An American example is Washington’s suburbs. The Metro extensions are planned with little regard for bus ridership. While the Silver Line is bad for multiple reasons – high construction costs, service to too far exurbs, too much branching on an overloaded trunk – the extension to Tysons Corner is its one good aspect. There is no point in discussing bus ridership at an edge city like Tysons – conventional buses wouldn’t be following the same route that the cars follow, and freeway express buses almost universally have trivial ridership.
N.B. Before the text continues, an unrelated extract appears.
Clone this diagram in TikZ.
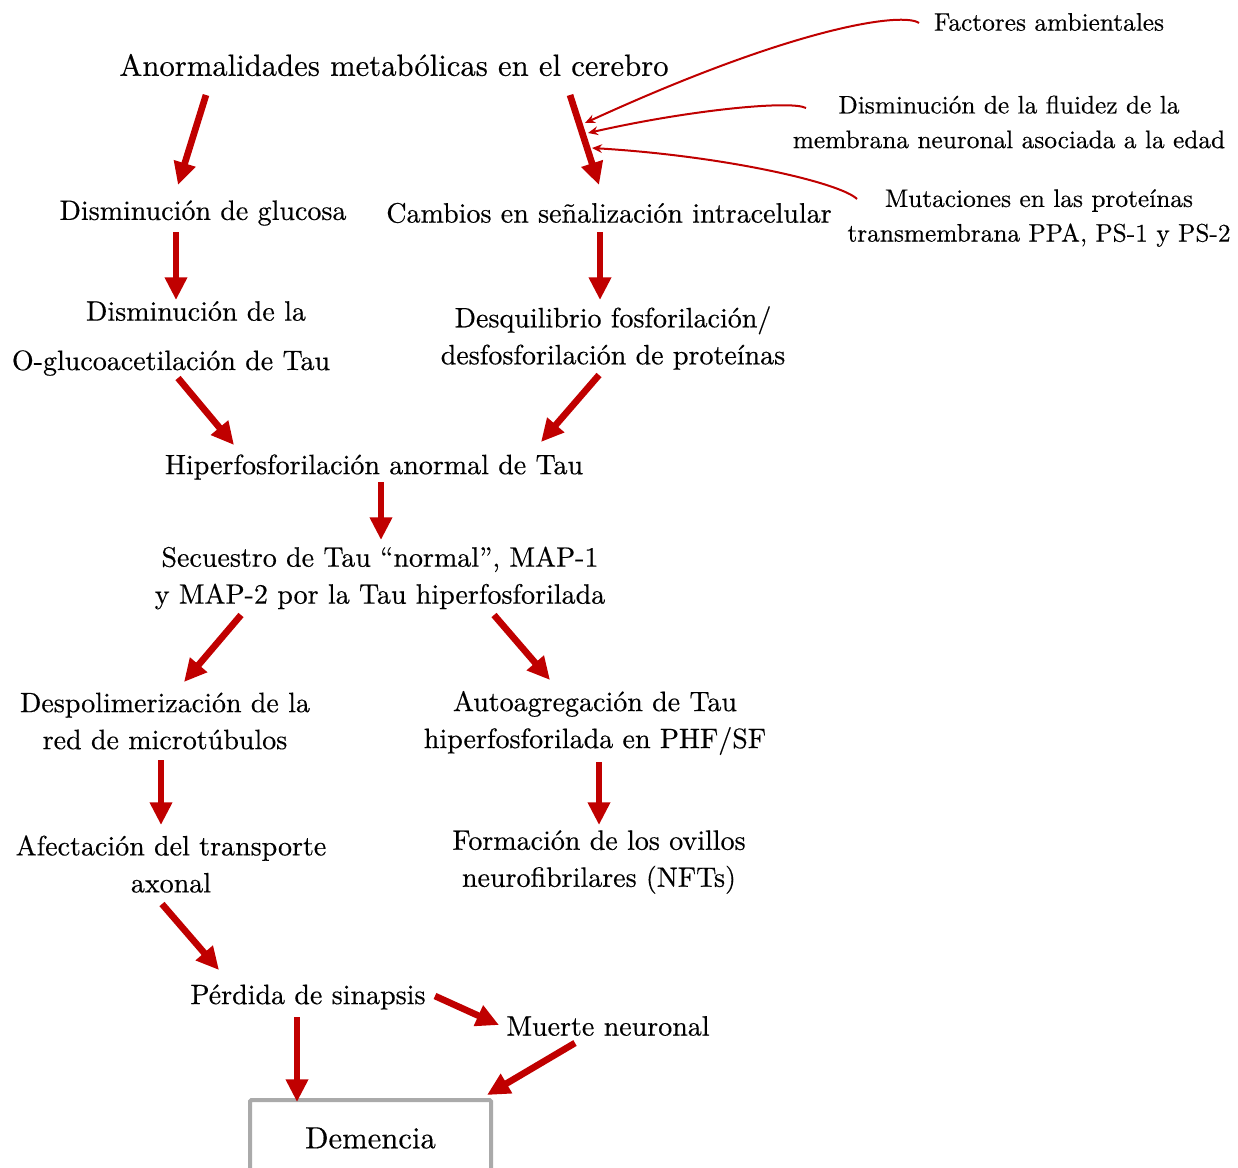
\documentclass[tikz,border=0pt]{standalone}
\usepackage{fontspec}
\setmainfont{lmroman10-regular.otf}[FakeBold=0.4]
\usetikzlibrary{arrows.meta,calc}
\definecolor{arrred}{RGB}{192,0,0}
\definecolor{boxgray}{RGB}{170,170,170}
\begin{document}
\begin{tikzpicture}[x=0.75pt,y=-0.75pt,
  txt/.style={font=\fontsize{21}{27.75}\selectfont, inner sep=0pt, align=center},
  titletxt/.style={font=\fontsize{23}{28}\selectfont, inner sep=0pt, align=center},
  sidetxt/.style={font=\fontsize{19}{26}\selectfont, inner sep=0pt, align=center},
  big/.style={arrred, line width=5pt, -{Triangle[length=17pt,width=16pt]}},
  thinarr/.style={arrred, line width=1.5pt, -{Stealth[length=7.5pt,width=6.5pt]}},
  finalbox/.style={draw=boxgray, line width=3pt, rounded corners=1pt,
    minimum width=180.75pt, minimum height=57pt, inner sep=0pt,
    font=\fontsize{23}{28}\selectfont}]
\useasboundingbox (0,0) rectangle (1238,1167);

\node[titletxt] (tit) at (394,65) {Anormalidades metabólicas en el cerebro};
\node[txt] (glu) at (203,213) {Disminución de glucosa};
\node[txt] (cam) at (609,213) {Cambios en señalización intracelular};
\node[txt] (og1) at (196,311) {Disminución de la};
\node[txt] (og2) at (171,363) {O-glucoacetilación de Tau};
\node[txt] (des) at (613,338) {Desquilibrio fosforilación/\\desfosforilación de proteínas};
\node[txt] (hip) at (374,467) {Hiperfosforilación anormal de Tau};
\node[txt] (sec) at (380,578) {Secuestro de Tau “normal”, MAP-1\\y MAP-2 por la Tau hiperfosforilada};
\node[txt] (dep) at (165,721) {Despolimerización de la\\red de microtúbulos};
\node[txt] (aut) at (595,723) {Autoagregación de Tau\\hiperfosforilada en PHF/SF};
\node[txt] (afe) at (171,864) {Afectación del transporte\\axonal};
\node[txt] (for) at (599,862) {Formación de los ovillos\\neurofibrilares (NFTs)};
\node[txt] (per) at (308,997) {Pérdida de sinapsis};
\node[txt] (mue) at (608,1026) {Muerte neuronal};
\node[finalbox] (dem) at (370.5,1138) {Demencia};

\node[sidetxt] (fac) at (1049,22) {Factores ambientales};
\node[sidetxt] (flu) at (1009,122) {Disminución de la fluidez de la\\membrana neuronal asociada a la edad};
\node[sidetxt] (mut) at (1039,218) {Mutaciones en las proteínas\\transmembrana PPA, PS-1 y PS-2};

% thick arrows
\draw[big] ($(tit)+(-188,30)$) -- ($(glu)+(-25,-28)$);
\draw[big] ($(tit)+(176,30)$) -- ($(cam)+(-10,-28)$);
\draw[big] ($(glu)+(-27,19)$) -- ($(og1)+(-20,-11)$);
\draw[big] ($(cam)+(-9,19)$) -- ($(des)+(-13,-38)$);
\draw[big] ($(og2)+(7,15)$) -- ($(hip)+(-140,-22)$);
\draw[big] ($(des)+(-14,37)$) -- ($(hip)+(167,-25)$);
\draw[big] ($(hip)+(7,15)$) -- ($(sec)+(1,-38)$);
\draw[big] ($(sec)+(-139,37)$) -- ($(dep)+(19,-39)$);
\draw[big] ($(sec)+(114,37)$) -- ($(aut)+(-45,-43)$);
\draw[big] ($(dep)+(-4,39)$) -- ($(afe)+(-10,-39)$);
\draw[big] ($(aut)+(4,39)$) -- ($(for)+(0,-37)$);
\draw[big] ($(afe)+(-9,40)$) -- ($(per)+(-89,-27)$);
\draw[big] ($(per)+(127,-1)$) -- ($(mue)+(-109,-1)$);
\draw[big] ($(per)+(-11,20)$) -- ($(dem)+(-73.5,-36)$);
\draw[big] ($(mue)+(-33,17)$) -- ($(dem)+(116.5,-43)$);

% thin arrows onto the signalling arrow
\coordinate (hit1) at ($(tit)+(191,58)$);
\coordinate (hit2) at ($(tit)+(194,68)$);
\coordinate (hit3) at ($(tit)+(198,83)$);
\draw[thinarr] ($(fac)+(-130,1)$) .. controls ($(fac)+(-145,-10)$) and ($(fac)+(-250,3)$) .. (hit1);
\draw[thinarr] ($(flu)+(-203,-14)$) .. controls ($(flu)+(-218,-22)$) and ($(flu)+(-320,-12)$) .. (hit2);
\draw[thinarr] ($(mut)+(-182,-19)$) .. controls ($(mut)+(-198,-35)$) and ($(mut)+(-313,-62)$) .. (hit3);
\end{tikzpicture}
\end{document}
Finally, Vancouver. While Vancouver itself is gridded, its suburbs are much less so. In the suburbs served by the Trans-Canada Highway, especially Surrey, it’s likely that car traffic mostly follows roads feeding the highway. People drive to their jobs in Downtown, Central Broadway, Metrotown, or any of Surrey’s internal centers; there aren’t a lot of park-and-rides at SkyTrain stations, which instead emphasize transit-oriented development, and in Surrey there are actually more park-and-ride spaces at the freeways, with express bus access, than at the one SkyTrain stop with parking, Scott Road. This suggests that there is suppressed bus ridership in Surrey and Langley parallel to the Trans-Canada, along Fraser Highway. Extending SkyTrain in that direction is on a distant priority list for the region, and this theory suggests that it should be moved up, to be just behind the Broadway subway to UBC.